Bruiser Queen SXSW Kickoff w/ Absolutely Not, The Baby Magic
9 p.m., $5. CBGB, 3163 S. Grand Blvd., St. Louis.
By Bob McMahon
From the RFT Music archives: The kicky and catchy songwriting approach Bruiser Queen employs is as simple as their guitar and drums setup, which works because Morgan Nusbaum and Jason Potter know their way around a killer hook. Songs feature '60s girl-group influences and a variety of tempos, but they are still powered by Nusbaum's rich voice. With a coo that's equally arresting as her bellow, Nusbaum's pipes are Bruiser Queen's not-so-secret weapon, pushing its songs into the stratosphere.
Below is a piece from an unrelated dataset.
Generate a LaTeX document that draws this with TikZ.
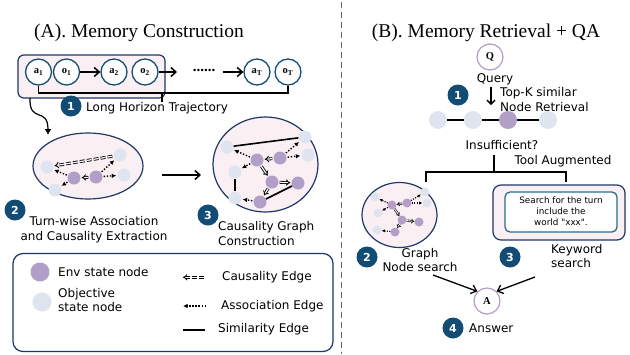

Maximum Effort w/ Growwing Pains, Dracla 
8 p.m., $5. Foam, 3359 S. Jefferson Ave. 314-772-2100.
By Jenn DeRose
From the RFT Music archives: Maximum Effort is a self-described "public awareness group," a collection of concerned citizens committed to helping their fellow earthlings understand the dangers that lurk behind the Shadow Government and the truth about the aliens among us. Coast to Coast influence is woven into every detail of the aesthetic; even the band's cryptic logo could easily be imagined as negative space in a corn field — a postcard left by visitors from another world. It would be a mistake to dismiss Maximum Effort's members as a bunch of obsessive-paranoid wackos, though. Guitarist Adam Hoskins and drummer Tom Valli shred their respective instruments harder than the government shredded memos about the Roswell Incident, and frontman Nick Zengerling is brilliant with a microphone — his hilarious onstage banter and fervent delivery make the ravings of Jello Biafra seem tepid and meek.